En Occidente esta fe debe ser profana porque Dios ha muerto y aquí lo matamos, porque si queda algo que pueda salvarse y utilizarse de nuestra tradición ruinosa es la tradición revolucionaria, la carnavalesca y la tecnocientífica, y estas se expresaron de entrada como profanaciones de lo sagrado, o de lo tenido por tal. Pero, sobre todo, la fe que se nos reclama tiene que ser profana porque la búsqueda de la felicidad no es religiosa sino histórica como dijo Walter Benjamin. Es decir, no es metafísica sino porque es política, porque lo que está en juego es toda una manera de vivir y morir, de percibir y de sentir, de estar juntas y también en soledad. Aquello que sea necesario separar para volverlo a incluir como lo que hay que respetar, lo que no se puede tocar, o lo que hay que destruir, no puede decidirse a priori, pues más bien surge en el camino de elaboración de mundos, para el que la vida humana es esperada sobre la tierra, como multiplicidad de lo abierto sin solución final.

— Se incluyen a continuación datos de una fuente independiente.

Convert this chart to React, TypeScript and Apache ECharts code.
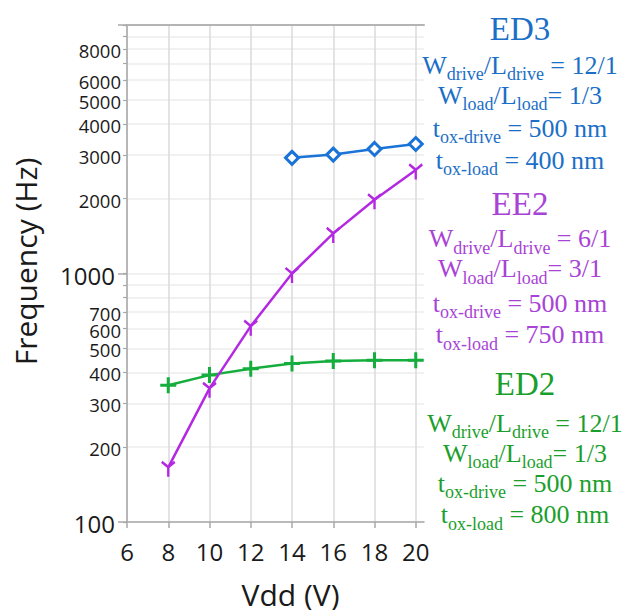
import React, { useEffect, useRef } from 'react';
import * as echarts from 'echarts';

// ---- data ----
const vdd = [8, 10, 12, 14, 16, 18, 20];
const ed3Vdd = [14, 16, 18, 20];
const ed3Freq = [2920, 3010, 3170, 3320];
const ee2Freq = [166, 345, 614, 1000, 1450, 1980, 2610];
const ed2Freq = [355, 390, 414, 434, 445, 448, 448];

const xTickValues = [6, 8, 10, 12, 14, 16, 18, 20];
const yLabelValues = [100, 200, 300, 400, 500, 600, 700, 1000, 2000, 3000, 4000, 5000, 6000, 8000];
const yTickValues = [100, 200, 300, 400, 500, 600, 700, 800, 900, 1000, 2000, 3000, 4000, 5000, 6000, 7000, 8000, 9000, 10000];
const yMajorTicks = [100, 1000, 10000];

const ed3Notes = ['ED3', 'W_{drive}/L_{drive} = 12/1', 'W_{load}/L_{load}= 1/3', 't_{ox-drive} = 500 nm', 't_{ox-load} = 400 nm'];
const ee2Notes = ['EE2', 'W_{drive}/L_{drive} = 6/1', 'W_{load}/L_{load}= 3/1', 't_{ox-drive} = 500 nm', 't_{ox-load} = 750 nm'];
const ed2Notes = ['ED2', 'W_{drive}/L_{drive} = 12/1', 'W_{load}/L_{load}= 1/3', 't_{ox-drive} = 500 nm', 't_{ox-load} = 800 nm'];

const BLUE = '#1a73d6';
const BLUE_T = '#1b6fc6';
const PURPLE = '#b428e2';
const PURPLE_T = '#a843d6';
const GREEN = '#15ad3d';
const GREEN_T = '#1b9f2c';

function toRich(line: string) {
  const parts = line.split(/_\{([^}]*)\}/);
  return parts
    .map((p, i) => (p === '' ? '' : i % 2 ? `{s|${p}}` : `{m|${p}}`))
    .join('');
}

function noteBlock(lines: string[], cx: number, ys: number[], color: string) {
  const serif = '"Liberation Serif", "Times New Roman", serif';
  return lines.map((line, i) => {
    if (i === 0) {
      return {
        type: 'text',
        x: cx,
        y: ys[i],
        style: {
          text: line,
          fill: color,
          fontSize: 33,
          fontFamily: serif,
          textAlign: 'center',
          textVerticalAlign: 'middle',
        },
      };
    }
    return {
      type: 'text',
      x: cx,
      y: ys[i],
      style: {
        text: toRich(line),
        fill: color,
        textAlign: 'center',
        textVerticalAlign: 'middle',
        rich: {
          m: { fontSize: 26, fontFamily: serif, fill: color, color },
          s: { fontSize: 18, fontFamily: serif, fill: color, color, padding: [18, 0, 0, 0] },
        },
      },
    };
  });
}

export default function App() {
  const ref = useRef<HTMLDivElement>(null);
  useEffect(() => {
    if (!ref.current) return;
    const chart = echarts.init(ref.current, null, { renderer: 'svg' });
    const sans = '"Open Sans", "Noto Sans", sans-serif';
    const axisColor = '#a8a8a8';
    const textColor = '#1a1a1a';

    const plusSym = 'path://M0,-8 L0,8 M-8,0 L8,0';
    const ySym = 'path://M-6,-5 L0,0 L6,-5 M0,0 L0,9';

    chart.setOption({
      animation: false,
      grid: { left: 127, top: 25, width: 297, height: 497, containLabel: false, outerBoundsMode: 'none' },
      xAxis: [
        {
          type: 'value',
          position: 'bottom',
          min: 6,
          max: 20.4,
          interval: 2,
          axisLine: { show: true, onZero: false, lineStyle: { color: axisColor, width: 1.5 } },
          axisTick: { show: true, customValues: xTickValues, length: 6, lineStyle: { color: axisColor, width: 1.5 } },
          axisLabel: { customValues: xTickValues, fontSize: 24, color: textColor, fontFamily: sans, margin: 17 },
          splitLine: { show: true, lineStyle: { color: '#dadada', width: 1.5 } },
          name: 'Vdd (V)',
          nameLocation: 'middle',
          nameGap: 57,
          nameTextStyle: { fontSize: 30, color: textColor, fontFamily: sans, padding: [0, 0, 0, 30] },
        },
        {
          type: 'value',
          position: 'top',
          min: 6,
          max: 20.4,
          axisLine: { show: true, onZero: false, lineStyle: { color: '#b4b4b4', width: 2 } },
          axisTick: { show: false },
          axisLabel: { show: false },
          splitLine: { show: false },
        },
      ],
      yAxis: [
        {
          type: 'log',
          position: 'left',
          logBase: 10,
          min: 100,
          max: 10000,
          axisLine: { show: true, lineStyle: { color: axisColor, width: 1.5 } },
          axisTick: { show: true, customValues: yTickValues, length: 4, lineStyle: { color: axisColor, width: 1.2 } },
          axisLabel: {
            customValues: yLabelValues,
            margin: 6,
            color: textColor,
            fontFamily: sans,
            fontSize: 18.5,
            formatter: (v: number) => {
              const r = Math.round(v);
              return r === 100 || r === 1000 ? `{b|${r}}` : `{s|${r}}`;
            },
            rich: {
              s: { fontSize: 18.5, fontFamily: sans, color: textColor, padding: [3, 0, 0, 0] },
              b: { fontSize: 24, fontFamily: sans, color: textColor, padding: [3, 6, 0, 0] },
            },
          },
          splitLine: { show: true, lineStyle: { color: '#ececec', width: 1.5 } },
          name: 'Frequency (Hz)',
          nameLocation: 'middle',
          nameGap: 87,
          nameTextStyle: { fontSize: 30, color: textColor, fontFamily: sans, padding: [0, 0, 0, 24] },
        },
        {
          type: 'log',
          position: 'left',
          logBase: 10,
          min: 100,
          max: 10000,
          axisLine: { show: false },
          axisTick: { show: true, customValues: yMajorTicks, length: 9, lineStyle: { color: axisColor, width: 1.5 } },
          axisLabel: { show: false },
          splitLine: { show: false },
        },
      ],
      graphic: [
        ...noteBlock(ed3Notes, 520, [29, 65, 95, 128, 160], BLUE_T),
        ...noteBlock(ee2Notes, 520, [204, 238.5, 268.5, 303, 334.5], PURPLE_T),
        ...noteBlock(ed2Notes, 525, [384, 423, 453, 483, 514.5], GREEN_T),
      ],
      series: [
        {
          name: 'ED2',
          type: 'line',
          data: vdd.map((x, i) => [x, ed2Freq[i]]),
          symbol: plusSym,
          symbolSize: 16,
          lineStyle: { color: GREEN, width: 2.5 },
          itemStyle: { color: 'rgba(0,0,0,0)', borderColor: GREEN, borderWidth: 3 },
          z: 2,
        },
        {
          name: 'EE2',
          type: 'line',
          data: vdd.map((x, i) => [x, ee2Freq[i]]),
          symbol: ySym,
          symbolSize: [13, 15],
          symbolOffset: [0, 2],
          lineStyle: { color: PURPLE, width: 2.5 },
          itemStyle: { color: 'rgba(0,0,0,0)', borderColor: PURPLE, borderWidth: 2.5 },
          z: 3,
        },
        {
          name: 'ED3',
          type: 'line',
          data: ed3Vdd.map((x, i) => [x, ed3Freq[i]]),
          symbol: 'diamond',
          symbolSize: 13,
          lineStyle: { color: BLUE, width: 2.5 },
          itemStyle: { color: '#ffffff', borderColor: BLUE, borderWidth: 3 },
          z: 4,
        },
      ],
    });
    return () => chart.dispose();
  }, []);
  return <div ref={ref} style={{ position: 'absolute', left: 0, top: 0, width: 625, height: 610 }} />;
}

Llevar a cumplimiento una revolución destituyente que ya existe entre nosotros y nosotras nos reclama una fe profana en nosotros y nosotras, que profane el narcisismo consumista al que este orden del mundo nos ha convertido, afirmando la fuerza y la capacidad que somos capaces de desplegar, la palabra que somos capaces de respetar, el juramento que, contra toda la confusión divergente de preferencias individuales sin confianza, somos capaces de sostener. En la guerra de los mundos, sin esa fuerza, que Claussewitz llamaba «fuerza moral», situándola la primera en importancia en el ámbito de la estrategia, por encima incluso de la fuerza material, sin esa fuerza, decíamos, no encontraremos una salida al campo de escombros que es la civilización occidental.

Lo que está en juego es el mundo o nada.